### [TASK PROMPT]
Restate every line of the material, word for word.

### [DATA EXTRACT]
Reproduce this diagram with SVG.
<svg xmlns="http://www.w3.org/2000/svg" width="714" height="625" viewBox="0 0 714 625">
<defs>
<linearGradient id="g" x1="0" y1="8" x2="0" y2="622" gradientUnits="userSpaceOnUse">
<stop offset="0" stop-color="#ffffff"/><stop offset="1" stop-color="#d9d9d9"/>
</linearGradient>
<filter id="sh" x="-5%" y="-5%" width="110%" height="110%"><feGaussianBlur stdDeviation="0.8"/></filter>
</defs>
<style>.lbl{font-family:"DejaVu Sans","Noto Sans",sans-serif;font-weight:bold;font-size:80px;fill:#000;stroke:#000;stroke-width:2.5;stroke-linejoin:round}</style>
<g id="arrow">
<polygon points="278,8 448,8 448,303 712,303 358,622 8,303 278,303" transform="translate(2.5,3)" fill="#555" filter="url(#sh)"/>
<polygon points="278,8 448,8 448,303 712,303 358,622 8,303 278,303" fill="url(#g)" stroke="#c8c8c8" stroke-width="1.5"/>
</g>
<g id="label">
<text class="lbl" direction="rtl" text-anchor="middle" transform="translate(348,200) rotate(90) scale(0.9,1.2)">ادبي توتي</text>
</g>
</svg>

### [OUTPUT FOR THIS EXERCISE]
Reproduce this diagram with SVG.
<svg xmlns="http://www.w3.org/2000/svg" width="714" height="625" viewBox="0 0 714 625">
<defs>
<linearGradient id="g" x1="0" y1="8" x2="0" y2="622" gradientUnits="userSpaceOnUse">
<stop offset="0" stop-color="#ffffff"/><stop offset="1" stop-color="#d9d9d9"/>
</linearGradient>
<filter id="sh" x="-5%" y="-5%" width="110%" height="110%"><feGaussianBlur stdDeviation="0.8"/></filter>
</defs>
<style>.lbl{font-family:"DejaVu Sans","Noto Sans",sans-serif;font-weight:bold;font-size:80px;fill:#000;stroke:#000;stroke-width:2.5;stroke-linejoin:round}</style>
<g id="arrow">
<polygon points="278,8 448,8 448,303 712,303 358,622 8,303 278,303" transform="translate(2.5,3)" fill="#555" filter="url(#sh)"/>
<polygon points="278,8 448,8 448,303 712,303 358,622 8,303 278,303" fill="url(#g)" stroke="#c8c8c8" stroke-width="1.5"/>
</g>
<g id="label">
<text class="lbl" direction="rtl" text-anchor="middle" transform="translate(348,200) rotate(90) scale(0.9,1.2)">ادبي توتي</text>
</g>
</svg>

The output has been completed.